“Bato à porta da pedra/-Sou eu, me deixa entrar./Quero penetrar no teu interior,/olhar em volta,/Te aspirar como o ar./-Vai embora-diz a pedra./Sou hermeticamente fechada”.
O poema de Wislawa Symborska ( Conversa Com a Pedra), como prólogo
da peça Poderosa Vida Não Orgânica Que
Escapa, retoma os referenciais
artísticos/literários, sempre com teor poético/reflexivo, no incursionar
dramatúrgico de Diogo Liberano.
Se traços memorialísticos/confessionais materializam em O Narrador, bases do oficio literário pela
tradição oral , num mix pensar Leskov/Walter Benjamin , ou na sua releitura do
romance/filme Os Sonhadores , entre Gilbert Adair e Bertolucci, desta vez a
investigação parte de uma novela gráfica de Will Eisner – O Edifício.
Esta narrativa quadrinizada traz, agora, a marca de
Eisner nas suas abordagens do insólito cotidiano
urbano e domiciliar da grande metrópole. Com presenciais recursos da linguagem cinematográfica
e das artes gráficas para tematizar, literalmente, a ascensão e a queda de um
prédio octogenário e os inquilinos fantasmais dos seus três andares.
Na transposição da companhia Teatro Inominável um tríptico desempenho, alterativo em sua diferencial personificação, estabelece
a função performática dos atores André Locatelli, Livs Ataíde e Diogo
Liberano, este em dúplice acionamento, autoral e interpretativo.
Onde uma singularizada concepção cenográfica, num aporte minimalista, propicia travessias entre o real e o imaginário, através de uma micro/
estrutura em metal. Que, manipulada pelo atores e por efeitos projecionais de
contraluzes ( Diogo Liberano/Thais Barros), sugestiona no telão frontal as
estruturas de um edifício em processo construtor e demolidor.
No alcance de simplicidade funcional com potencial efeito
estético/iconográfico capaz, também, de
remeter a um repositório instantâneo de passagens com sutis traços plásticos e cinematográficos.
E possibilitando a integração da performance num clima verista/metafórico, entre uma
simpática e instintiva espontaneidade gestual( Andrêas Gatto/Gunnar Borges/Márcio Machado) e
uma convicta entrega à representação por um jovem e consistente elenco.
Sob o comando diretor de Thais Barros que, sabendo revelar
surpresas num jogo teatral de necessária contenção técnico/artística,
estabelece o dimensionamento psicológico e o contraponto critico entre os anseios e a solidão dos
personagens.
Dramatizando um conflito de vontades na sua obsessiva busca por portas que se abram para a carência, o vazio e o anonimato da grande cidade.
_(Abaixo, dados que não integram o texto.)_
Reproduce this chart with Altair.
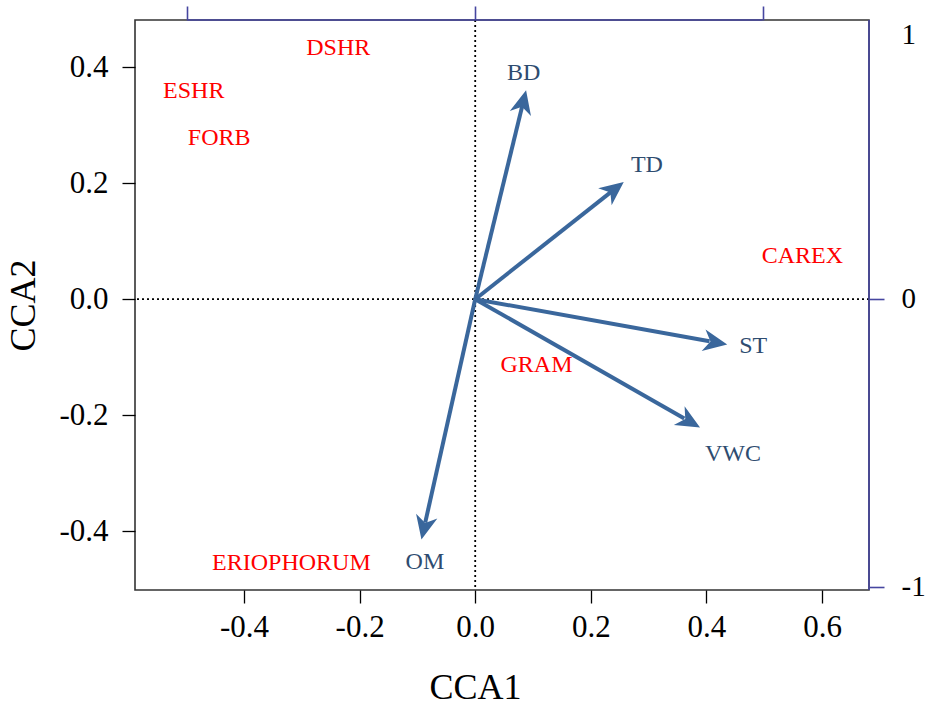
import altair as alt
import pandas as pd

# Species scores (CCA1, CCA2)
species = ["DSHR", "ESHR", "FORB", "CAREX", "GRAM", "ERIOPHORUM"]
sp_x = [-0.237, -0.487, -0.443, 0.566, 0.106, -0.318]
sp_y = [0.433, 0.359, 0.278, 0.074, -0.114, -0.455]

# Environmental vectors: arrow tips and label anchors
env_names = ["BD", "TD", "ST", "VWC", "OM"]
env_x = [0.088, 0.257, 0.436, 0.389, -0.093]
env_y = [0.360, 0.202, -0.078, -0.221, -0.414]
lab_x = [0.084, 0.297, 0.481, 0.446, -0.087]
lab_y = [0.390, 0.231, -0.081, -0.266, -0.453]

# Axis ticks
x_ticks = [-0.4, -0.2, 0.0, 0.2, 0.4, 0.6]
y_ticks = [-0.4, -0.2, 0.0, 0.2, 0.4]
top_ticks = [-1, 0, 1]
right_ticks = [-1, 0, 0.92]

FONT = "Liberation Serif"
BLUE = "#4646A0"
ARROW = "#3A679C"
ENV_TXT = "#2E4C70"
RED = "#FF0000"

W, H = 734, 570

sp = pd.DataFrame({"name": species, "x": sp_x, "y": sp_y})
env = pd.DataFrame({"name": env_names, "x": env_x, "y": env_y, "lx": lab_x, "ly": lab_y})
zero = pd.DataFrame({"v": [0.0]})

xs = alt.Scale(domain=[-0.5886, 0.6813], nice=False, zero=False)
ys = alt.Scale(domain=[-0.501, 0.481], nice=False, zero=False)

fmt = "replace(format(datum.value, '.1f'), '\u2212', '-')"

x_axis = alt.Axis(values=x_ticks, labelExpr=fmt, domain=False, grid=False,
                  tickSize=13, tickColor="black", tickWidth=1.3,
                  labelFont=FONT, labelFontSize=31, labelColor="black", labelPadding=9,
                  titleFont=FONT, titleFontSize=36, titleFontWeight="normal",
                  titleColor="black", titlePadding=28, titleX=340, titleAlign="center")
y_axis = alt.Axis(values=y_ticks, labelExpr=fmt, domain=False, grid=False,
                  tickSize=13, tickColor="black", tickWidth=1.3,
                  labelFont=FONT, labelFontSize=31, labelColor="black", labelPadding=14,
                  titleFont=FONT, titleFontSize=36, titleFontWeight="normal",
                  titleColor="black", titlePadding=16)


def X(field):
    return alt.X(field, type="quantitative", scale=xs, axis=x_axis, title="CCA1")


def Y(field):
    return alt.Y(field, type="quantitative", scale=ys, axis=y_axis, title="CCA2")


# Dotted reference lines through the origin
vline = alt.Chart(zero).mark_rule(color="black", strokeDash=[2, 3], strokeWidth=1.8).encode(x=X("v"))
hline = alt.Chart(zero).mark_rule(color="black", strokeDash=[2, 3], strokeWidth=1.8).encode(y=Y("v"))

# Arrow shafts (stop just short of the tip so the head stays sharp)
shafts = alt.Chart(env).transform_calculate(
    x0="0", y0="0", xe="datum.x * 0.93", ye="datum.y * 0.93"
).mark_rule(color=ARROW, strokeWidth=4).encode(
    x=X("x0"), y=Y("y0"), x2="xe:Q", y2="ye:Q"
)

# Arrow heads, rotated along each vector
head_path = "M0,0 L0.5,1.1 L0,0.78 L-0.5,1.1 Z"
heads = alt.Chart(env).transform_calculate(
    ang="(atan2(datum.x, datum.y) * 180 / PI + 360) % 360"
).mark_point(shape=head_path, filled=True, opacity=1, color=ARROW, size=1900).encode(
    x=X("x"), y=Y("y"), angle=alt.Angle("ang:Q", scale=None)
)

env_text = alt.Chart(env).mark_text(font=FONT, fontSize=24, color=ENV_TXT).encode(
    x=X("lx"), y=Y("ly"), text="name:N"
)

sp_text = alt.Chart(sp).mark_text(font=FONT, fontSize=24, color=RED).encode(
    x=X("x"), y=Y("y"), text="name:N"
)

main = alt.layer(vline, hline, shafts, heads, env_text, sp_text)

# Secondary axes for the biplot vectors (top and right)
top_df = pd.DataFrame({"a": [-1.0], "b": [1.0]})
top = alt.Chart(top_df).mark_rule(color=BLUE, strokeWidth=1.6).encode(
    x=alt.X("a:Q", scale=alt.Scale(domain=[-1.1826, 1.3704], nice=False, zero=False),
            axis=alt.Axis(orient="top", values=top_ticks, labels=False, domain=False,
                          grid=False, tickSize=14, tickColor=BLUE, tickWidth=1.6),
            title=None),
    x2="b:Q",
    y=alt.value(0),
)

right_df = pd.DataFrame({"lo": [-1.012], "hi": [0.970]})
right = alt.Chart(right_df).mark_rule(color=BLUE, strokeWidth=1.6).encode(
    y=alt.Y("lo:Q", scale=alt.Scale(domain=[-1.012, 0.970], nice=False, zero=False),
            axis=alt.Axis(orient="right", values=right_ticks, domain=False, grid=False,
                          labelExpr="datum.value > 0.5 ? '1' : replace(format(datum.value, 'd'), '\u2212', '-')",
                          tickSize=15, tickColor=BLUE, tickWidth=1.6,
                          tickOpacity={"condition": {"test": "datum.value > 0.5", "value": 0}, "value": 1},
                          labelFont=FONT, labelFontSize=29, labelColor="black", labelPadding=17),
            title=None),
    y2="hi:Q",
    x=alt.value(W),
)

chart = alt.layer(main, top, right).resolve_scale(
    x="independent", y="independent"
).properties(
    width=W, height=H,
    autosize=alt.AutoSizeParams(type="none"),
    padding={"left": 135, "top": 20, "right": 58, "bottom": 119},
    background="white",
).configure_view(stroke="#333333", strokeWidth=1.6)

chart.save("out.html", embed_options={"renderer": "svg", "actions": False})
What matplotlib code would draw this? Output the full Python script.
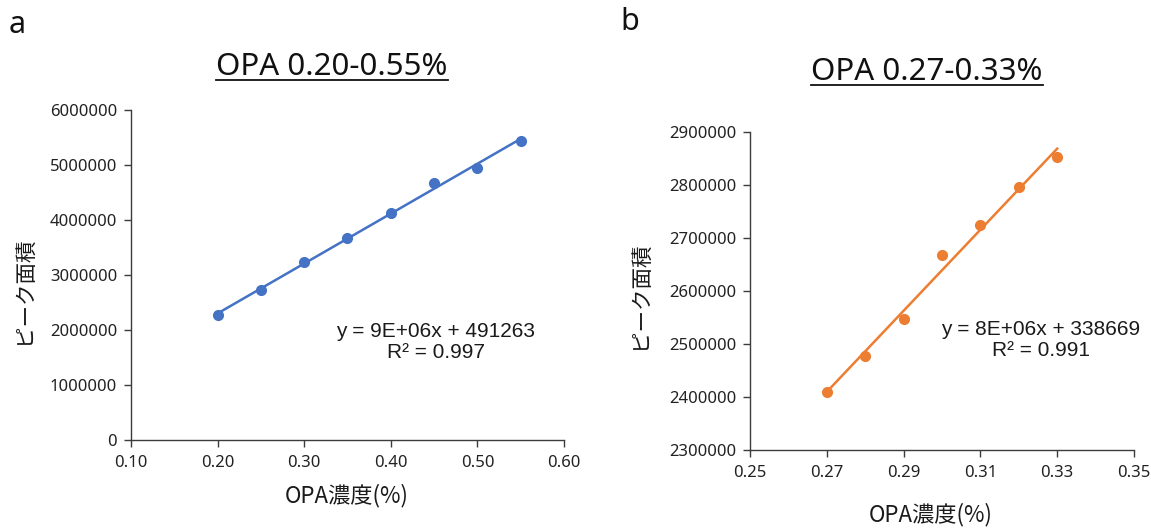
import numpy as np
import matplotlib
matplotlib.use("Agg")
import matplotlib.pyplot as plt
from matplotlib.lines import Line2D

plt.rcParams['font.family'] = ['Noto Sans CJK JP', 'DejaVu Sans']

# ---- data ----
x_a = [0.20, 0.25, 0.30, 0.35, 0.40, 0.45, 0.50, 0.55]
y_a = [2266000, 2727000, 3237000, 3679000, 4134000, 4681000, 4951000, 5436000]
x_b = [0.27, 0.28, 0.29, 0.30, 0.31, 0.32, 0.33]
y_b = [2409700, 2477300, 2547400, 2667300, 2724700, 2795500, 2852300]

title_a = "OPA 0.20-0.55%"
title_b = "OPA 0.27-0.33%"
eq_a = "y = 9E+06x + 491263\nR² = 0.997"
eq_b = "y = 8E+06x + 338669\nR² = 0.991"
xlabel = "OPA濃度(%)"
ylabel = "ピーク面積"
xticks_a = [0.10, 0.20, 0.30, 0.40, 0.50, 0.60]
yticks_a = [0, 1000000, 2000000, 3000000, 4000000, 5000000, 6000000]
xticks_b = [0.25, 0.27, 0.29, 0.31, 0.33, 0.35]
yticks_b = [2300000, 2400000, 2500000, 2600000, 2700000, 2800000, 2900000]

W, H = 1151, 529
fig = plt.figure(figsize=(W / 100, H / 100), dpi=100)
fig.patch.set_facecolor('white')

def fx(px):
    return px / W

def fy(py):
    return 1 - py / H

axis_col = '#3c3c3c'

def make_axes(rect, xs, ys, color, xticks, yticks, xlim, ylim, eq, eqpos):
    ax = fig.add_axes(rect)
    for s in ['top', 'right']:
        ax.spines[s].set_visible(False)
    for s in ['left', 'bottom']:
        ax.spines[s].set_color(axis_col)
        ax.spines[s].set_linewidth(1.0)
    ax.set_xlim(*xlim)
    ax.set_ylim(*ylim)
    ax.set_xticks(xticks)
    ax.set_yticks(yticks)
    ax.set_xticklabels([f"{v:.2f}" for v in xticks], family='Noto Sans')
    ax.set_yticklabels([f"{int(v)}" for v in yticks], family='Noto Sans')
    ax.tick_params(axis='both', direction='out', length=5, width=1.0,
                   color=axis_col, labelsize=12, labelcolor='#222222')
    ax.tick_params(axis='x', pad=6)
    ax.tick_params(axis='y', pad=5)
    # trendline
    k, b = np.polyfit(xs, ys, 1)
    xx = np.array([min(xs), max(xs)])
    ax.plot(xx, k * xx + b, color=color, lw=1.8, zorder=2)
    ax.plot(xs, ys, 'o', color=color, ms=7, zorder=3)
    ax.text(eqpos[0], eqpos[1], eq, transform=fig.transFigure, ha='center',
            va='center', fontsize=15, family='Liberation Sans',
            color='#1a1a1a', linespacing=1.1)
    return ax

ax_a = make_axes([fx(131), fy(440), fx(564 - 131), (440 - 110) / H],
                 x_a, y_a, '#4472C4', xticks_a, yticks_a,
                 (0.10, 0.60), (0, 6000000), eq_a, (fx(436), fy(342)))
ax_b = make_axes([fx(750), fy(450), fx(1134 - 750), (450 - 132) / H],
                 x_b, y_b, '#ED7D31', xticks_b, yticks_b,
                 (0.25, 0.35), (2300000, 2900000), eq_b, (fx(1041), fy(340)))

# axis labels
fig.text(fx(24), fy(290), ylabel, rotation=90, ha='center', va='center',
         fontsize=15.5, color='#1a1a1a')
fig.text(fx(640), fy(295), ylabel, rotation=90, ha='center', va='center',
         fontsize=15.5, color='#1a1a1a')
fig.text(fx(347), fy(496), xlabel, ha='center', va='center', fontsize=16,
         color='#1a1a1a')
fig.text(fx(931), fy(515), xlabel, ha='center', va='center', fontsize=16,
         color='#1a1a1a')

# panel labels
fig.text(fx(9), fy(25), 'a', ha='left', va='center', fontsize=22,
         family='Noto Sans', color='#111111')
fig.text(fx(620), fy(22), 'b', ha='left', va='center', fontsize=22,
         family='Noto Sans', color='#111111')

# titles with underline
titles = []
titles.append(fig.text(fx(332), fy(67), title_a, ha='center', va='center',
                       fontsize=22.5, family='Noto Sans', color='#111111'))
titles.append(fig.text(fx(927), fy(72), title_b, ha='center', va='center',
                       fontsize=22.5, family='Noto Sans', color='#111111'))
fig.canvas.draw()
r = fig.canvas.get_renderer()
ul_y = [80, 85]
for t, uy in zip(titles, ul_y):
    bb = t.get_window_extent(renderer=r)
    x0, x1 = bb.x0, bb.x1
    fig.add_artist(Line2D([x0 / W, x1 / W], [fy(uy), fy(uy)],
                          transform=fig.transFigure, color='#111111', lw=1.3))

fig.savefig('out.png', dpi=100, facecolor='white')
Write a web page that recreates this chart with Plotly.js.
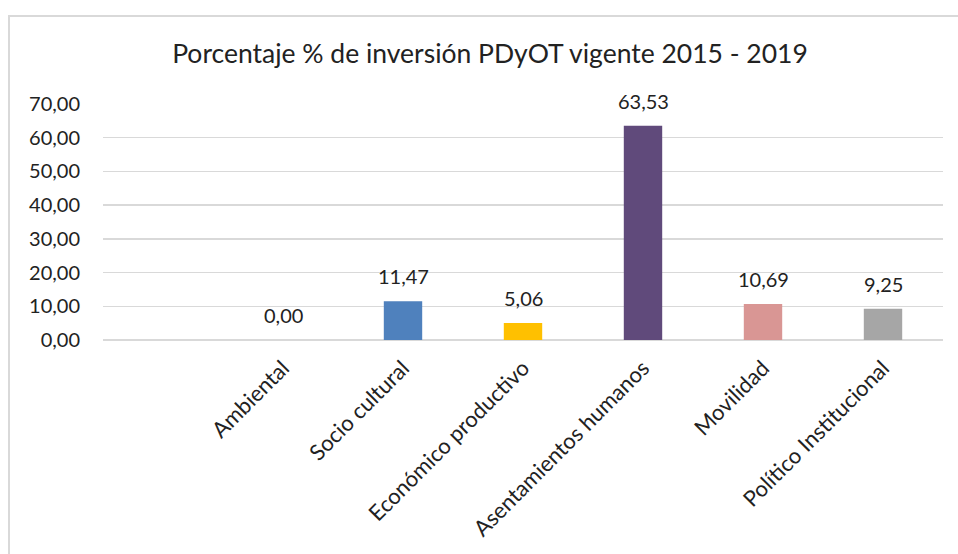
<!DOCTYPE html>
<html>
<head>
<meta charset="utf-8">
<script src="https://cdn.plot.ly/plotly-3.0.1.min.js"></script>
<style>
    body { margin: 0; background: #fff; }
    #chart { width: 958px; height: 554px; }
    #frame {
        position: absolute; left: 8px; top: 15px; width: 950px; height: 539px;
        border-top: 2px solid #d9d9d9; border-left: 2px solid #d9d9d9;
        pointer-events: none;
    }
</style>
</head>
<body>
<div id="chart"></div>
<div id="frame"></div>
<script>
const categories = ['Ambiental', 'Socio cultural', 'Económico productivo',
        'Asentamientos humanos', 'Movilidad', 'Político Institucional'],
    values = [0.00, 11.47, 5.06, 63.53, 10.69, 9.25],
    barColors = ['#9bbb59', '#4f81bd', '#ffc000', '#604a7b', '#d99694', '#a6a6a6'],
    yTicks = [0, 10, 20, 30, 40, 50, 60, 70];

const textColor = '#222',
    fontFamily = 'Lato, "Open Sans", sans-serif';

// data labels sit a fixed distance above each bar, like the Excel original
const labels = categories.map((cat, i) => ({
    x: cat,
    y: values[i],
    text: values[i].toFixed(2).replace('.', ','),
    showarrow: false,
    yanchor: 'middle',
    yshift: 25,
    font: { family: fontFamily, size: 20, color: textColor },
}));

let data = [{
        type: 'bar',
        x: categories,
        y: values,
        width: 0.32,
        marker: { color: barColors },
        hoverinfo: 'x+y',
    }],
    layout = {
        width: 958,
        height: 554,
        separators: ',.',
        margin: { l: 103, r: 15, t: 104, b: 214 },
        paper_bgcolor: '#fff',
        plot_bgcolor: '#fff',
        showlegend: false,
        font: { family: fontFamily, size: 20, color: textColor },
        title: {
            text: 'Porcentaje % de inversión PDyOT vigente 2015 - 2019',
            font: { family: fontFamily, size: 26.5, color: textColor },
            xref: 'container', yref: 'container',
            x: 490 / 958, y: 1 - 54 / 554,
            xanchor: 'center', yanchor: 'middle',
        },
        xaxis: {
            type: 'category',
            range: [-1.5, 5.5],
            tickangle: -45,
            showgrid: false,
            showline: false,
            zeroline: false,
            ticks: '',
            ticklabelstandoff: 10,
            tickfont: { family: fontFamily, size: 22, color: textColor },
        },
        yaxis: {
            range: [0, 70],
            tickvals: yTicks,
            tickformat: '.2f',
            showgrid: true,
            gridcolor: '#d9d9d9',
            gridwidth: 1.5,
            zeroline: true,
            zerolinecolor: '#d9d9d9',
            zerolinewidth: 1.5,
            showline: false,
            ticks: '',
            ticklabelstandoff: 22,
            tickfont: { family: fontFamily, size: 20, color: textColor },
        },
        annotations: labels,
    },
    config = { displayModeBar: false, staticPlot: true };

Plotly.newPlot('chart', data, layout, config);
</script>
</body>
</html>
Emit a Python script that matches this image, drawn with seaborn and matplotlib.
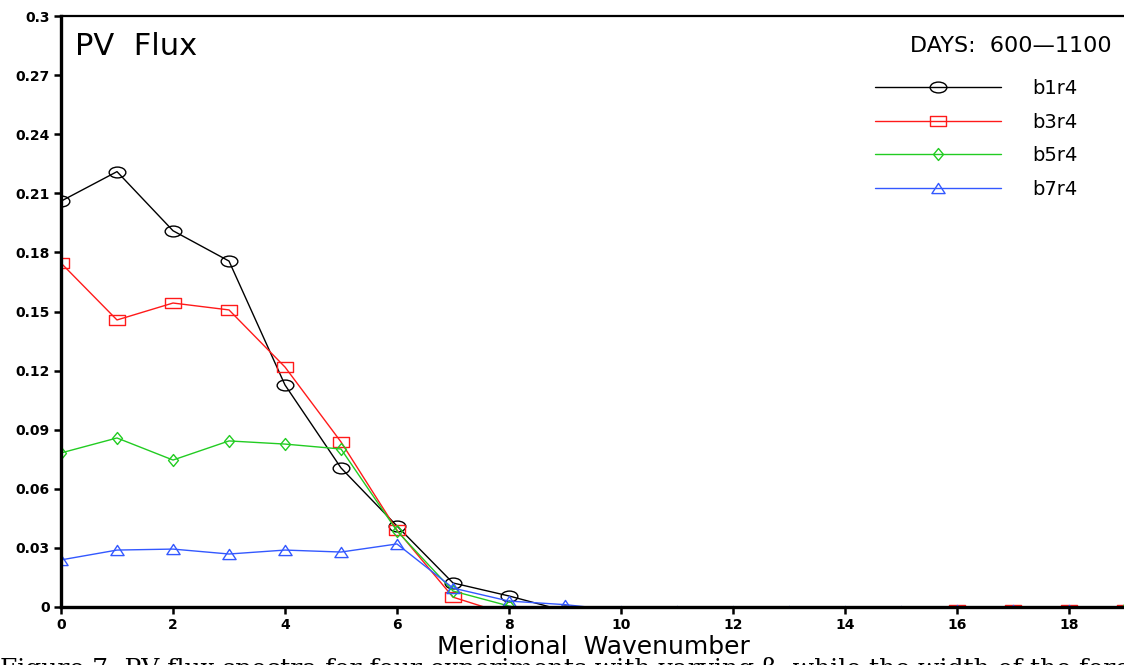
import matplotlib
matplotlib.use("Agg")
import numpy as np
import pandas as pd
import matplotlib.pyplot as plt
from matplotlib.path import Path
import seaborn as sns

# ---- data -------------------------------------------------------------
wavenumber = list(range(20))

b1r4 = [0.206, 0.221, 0.191, 0.1756, 0.1127, 0.0706, 0.0411, 0.0122, 0.0056,
        -0.002, -0.004, -0.004, -0.004, -0.004, -0.004, -0.004, -0.004,
        -0.004, -0.004, -0.004]
b3r4 = [0.1746, 0.1457, 0.1543, 0.1508, 0.1218, 0.0838, 0.0390, 0.0050,
        -0.004, -0.004, -0.004, -0.004, -0.004, -0.004, -0.004, -0.004,
        -0.0013, -0.0013, -0.0013, -0.0013]
b5r4 = [0.0782, 0.0858, 0.0746, 0.0843, 0.0827, 0.0802, 0.0386, 0.0081,
        0.0005, -0.004, -0.004, -0.004, -0.004, -0.004, -0.004, -0.004,
        -0.004, -0.004, -0.004, -0.001]
b7r4 = [0.0239, 0.0289, 0.0294, 0.0269, 0.0289, 0.0279, 0.0320, 0.0096,
        0.0030, 0.0012, -0.0018, -0.0018, -0.0018, -0.0018, -0.0018, -0.0018,
        -0.0015, -0.0015, -0.0015, -0.004]

series_names = ["b1r4", "b3r4", "b5r4", "b7r4"]
series_values = [b1r4, b3r4, b5r4, b7r4]
series_colors = ["#000000", "#ff1a1a", "#22cc22", "#3358ff"]

y_ticks = [0, 0.03, 0.06, 0.09, 0.12, 0.15, 0.18, 0.21, 0.24, 0.27, 0.3]
y_tick_labels = ["0", "0.03", "0.06", "0.09", "0.12", "0.15", "0.18",
                 "0.21", "0.24", "0.27", "0.3"]
x_ticks = [0, 2, 4, 6, 8, 10, 12, 14, 16, 18]

title_text = "PV  Flux"
period_text = "DAYS:  600\u20141100"
x_label = "Meridional  Wavenumber"
caption = ("Figure 7: PV flux spectra for four experiments with varying \u03b2, "
           "while the width of the forcing is held")

# ---- hollow, horizontally stretched markers ---------------------------
def closed(verts):
    codes = [Path.MOVETO] + [Path.LINETO] * (len(verts) - 2) + [Path.CLOSEPOLY]
    return Path(verts, codes)

circ = Path.unit_circle()
ellipse = Path(circ.vertices * np.array([1.0, 0.65]), circ.codes)
rect = closed([(-1, -0.65), (1, -0.65), (1, 0.65), (-1, 0.65), (-1, -0.65)])
diamond = closed([(0, 1), (0.83, 0), (0, -1), (-0.83, 0), (0, 1)])
triangle = closed([(0, 0.77), (1, -0.77), (-1, -0.77), (0, 0.77)])

series_markers = [ellipse, rect, diamond, triangle]
marker_sizes = [12.0, 12.0, 8.6, 9.5]

# ---- figure -----------------------------------------------------------
sns.set_style("ticks")
plt.rcParams["font.family"] = ["DejaVu Sans"]
for key in ("text.color", "axes.labelcolor", "xtick.color", "ytick.color",
            "axes.edgecolor"):
    plt.rcParams[key] = "black"

W, H = 1124, 665
fig = plt.figure(figsize=(W / 100, H / 100), dpi=100)
ax = fig.add_axes([61 / W, 1 - 607 / H, (1125 - 61) / W, (607 - 16) / H])

long = pd.DataFrame({
    "wavenumber": np.tile(wavenumber, len(series_names)),
    "flux": np.concatenate(series_values),
    "run": np.repeat(series_names, len(wavenumber)),
})

for name, color, mk, ms in zip(series_names, series_colors,
                               series_markers, marker_sizes):
    sub = long[long["run"] == name]
    sns.lineplot(data=sub, x="wavenumber", y="flux", ax=ax, color=color,
                 marker=mk, markersize=ms, mfc="none", mec=color, mew=1.0,
                 lw=1.0, label=name, errorbar=None)

ax.set_xlim(0, 19)
ax.set_ylim(0, 0.3)
ax.set_yticks(y_ticks)
ax.set_yticklabels(y_tick_labels)
ax.set_xticks(x_ticks)
ax.set_xticklabels([str(t) for t in x_ticks])
ax.tick_params(direction="out", length=5, width=1.8, pad=3,
               labelsize=10, color="black", labelcolor="black")
for lab in ax.get_xticklabels() + ax.get_yticklabels():
    lab.set_fontweight("bold")

ax.spines["right"].set_visible(False)
ax.spines["left"].set_linewidth(2.4)
ax.spines["bottom"].set_linewidth(2.4)
ax.spines["top"].set_linewidth(1.6)

ax.set_xlabel(x_label, fontsize=18, labelpad=2)
ax.set_ylabel("")

# labels inside the plot area
fig.text(75 / W, 1 - 55 / H, title_text, fontsize=22, ha="left",
         va="baseline")
fig.text(1112 / W, 1 - 52 / H, period_text, fontsize=16, ha="right",
         va="baseline")

handles, labels = ax.get_legend_handles_labels()
ax.legend(handles, labels, loc="upper left",
          bbox_to_anchor=(875 / W, 1 - 79 / H), bbox_transform=fig.transFigure,
          frameon=False, numpoints=1, handlelength=6.5, handletextpad=1.6,
          labelspacing=0.75, borderpad=0, borderaxespad=0, fontsize=14)

# figure caption running off the bottom edge of the page
fig.text(0.0, 1 - 657 / H, caption, fontsize=18, family="DejaVu Serif",
         ha="left", va="top")

fig.savefig("out.png", dpi=100)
Ainda que insistam em “entrar
e sair com as mãos vazias" e sem “mostrar
nada além de palavras às quais ninguém dará
fé”, mesmo com as respostas ôcas da pedra/poesia: ‘sou hermeticamente fechada/não tenho porta/vai embora"...
Wagner Corrêa de Araújo
PODEROSA VIDA NÃO ORGÂNICA QUE ESCAPA está em cartaz no CCJF, Cinelândia/RJ, de sexta a domingo, às 19h. 60 minutos. Até 24 de setembro.